I'm reading an HTML file using Java and am having some trouble with a Unicode character. The problematic statement is:
<span class="xml-lang" lang="cmn-Hant" xml:lang="cmn-Hant">𦮼</span>
The character is 𦮼 (f0 a6 ae bc)
Whereas I read in ম¼ (e0 a6 ae c2 bc)
It's close but obviously wrong.
The file I'm reading is marked utf-8 (and I'm reading it in as utf-8) and has LOADS of other CJK strings that get read in perfectly.
I'm hoping someone can simply look at these strings and understand how the f0 -> e0 and the introduction of c2.
Any ideas?
I wrote most of the code I was running 20 years ago and it has worked perfectly since then. The data was passing through several libraries that I had some amount of confidence in. I couldn't figure out who could be changing the data.

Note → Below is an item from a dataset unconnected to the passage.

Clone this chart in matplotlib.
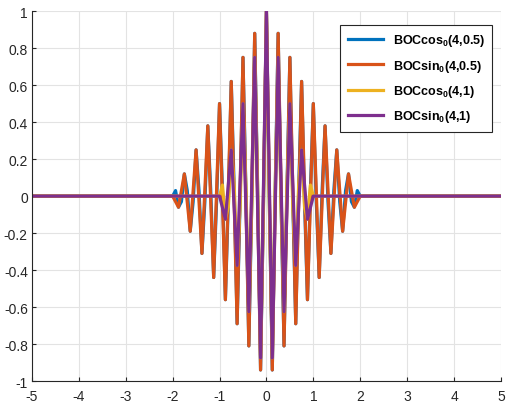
import numpy as np
import matplotlib
matplotlib.use("Agg")
import matplotlib.pyplot as plt

plt.rcParams['font.family'] = ['Liberation Sans', 'DejaVu Sans']
plt.rcParams['axes.unicode_minus'] = False
plt.rcParams['mathtext.fontset'] = 'custom'
plt.rcParams['mathtext.rm'] = 'Liberation Sans'
plt.rcParams['mathtext.bf'] = 'Liberation Sans:bold'

# ACF values at the knots, tau >= 0 (curves are symmetric)
# sin-phased: knots every 0.125, cos-phased: knots every 0.0625
sin_05_half = [1, -0.94, 0.88, -0.81, 0.75, -0.69, 0.62, -0.56, 0.5,
               -0.44, 0.38, -0.31, 0.25, -0.19, 0.12, -0.06, 0]
cos_05_half = [1, -0.03, -0.94, 0.03, 0.88, -0.03, -0.81, 0.03, 0.75,
               -0.03, -0.69, 0.03, 0.62, -0.03, -0.56, 0.03, 0.5,
               -0.03, -0.44, 0.03, 0.38, -0.03, -0.31, 0.03, 0.25,
               -0.03, -0.19, 0.03, 0.12, -0.03, -0.06, 0.03, 0]
sin_1_half = [1, -0.875, 0.75, -0.625, 0.5, -0.375, 0.25, -0.125, 0]
cos_1_half = [1, -0.06, -0.875, 0.06, 0.75, -0.06, -0.625, 0.06, 0.5,
              -0.06, -0.375, 0.06, 0.25, -0.06, -0.125, 0.06, 0]

labels = [r'BOCcos$_\mathbf{0}$(4,0.5)', r'BOCsin$_\mathbf{0}$(4,0.5)',
          r'BOCcos$_\mathbf{0}$(4,1)', r'BOCsin$_\mathbf{0}$(4,1)']
colors = ['#0072BD', '#D95319', '#EDB120', '#7E2F8E']


def full_curve(half, step):
    half = np.asarray(half, dtype=float)
    tau = np.arange(len(half)) * step
    x = np.concatenate([[-5], -tau[:0:-1], tau, [5]])
    y = np.concatenate([[0], half[:0:-1], half, [0]])
    return x, y


curves = [full_curve(cos_05_half, 0.0625), full_curve(sin_05_half, 0.125),
          full_curve(cos_1_half, 0.0625), full_curve(sin_1_half, 0.125)]

fig = plt.figure(figsize=(5.07, 4.06), dpi=100)
ax = fig.add_axes([0.063, 0.059, 0.925, 0.911])

for (x, y), c, lab in zip(curves, colors, labels):
    ax.plot(x, y, color=c, linewidth=2.3, label=lab)

ax.set_xlim(-5, 5)
ax.set_ylim(-1, 1)
ax.set_xticks(np.arange(-5, 6, 1))
ax.set_yticks(np.round(np.arange(-1, 1.01, 0.2), 1))
ax.set_yticklabels(['-1', '-0.8', '-0.6', '-0.4', '-0.2', '0',
                    '0.2', '0.4', '0.6', '0.8', '1'])
ax.grid(True, color='#e3e3e3', linewidth=0.8)
ax.set_axisbelow(True)
ax.spines['top'].set_visible(False)
ax.spines['right'].set_visible(False)
for s in ['left', 'bottom']:
    ax.spines[s].set_color('#262626')
    ax.spines[s].set_linewidth(0.8)
ax.tick_params(direction='in', length=3, labelsize=10, colors='#262626',
               width=0.8)
ax.tick_params(axis='y', pad=3)
ax.tick_params(axis='x', pad=6)

leg = ax.legend(loc='upper right', bbox_to_anchor=(0.995, 0.98), fancybox=False,
                edgecolor='#262626', framealpha=1, handlelength=2.8,
                prop={'weight': 'bold', 'size': 9}, borderpad=0.6,
                labelspacing=0.75)
leg.get_frame().set_linewidth(0.8)

fig.savefig('out.png', dpi=100)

The first problem is that the character involved is 4 bytes and didn't print correctly in my output. In my code I try several fonts and the last one I try is Unifont, which I was lead to believe never fails since it contains all of the possible codepoints (HAHA, nope, not even close).
So I fired up the debugger in Eclipse to try and track down what was happening. When I looked at the data, that one character was changed. But it really wasn't, it was perfect, the debugger was showing me an inaccurate view of the world.
It took a little while, but I finally figured out that my code and libraries were working perfectly and this ended up being a font problem. I'm not sure what the deal is with this 4-byte character, but none of the "typical" CJK fonts seems to have it. I eventually tracked down a font that contained the character, and now everything works fine.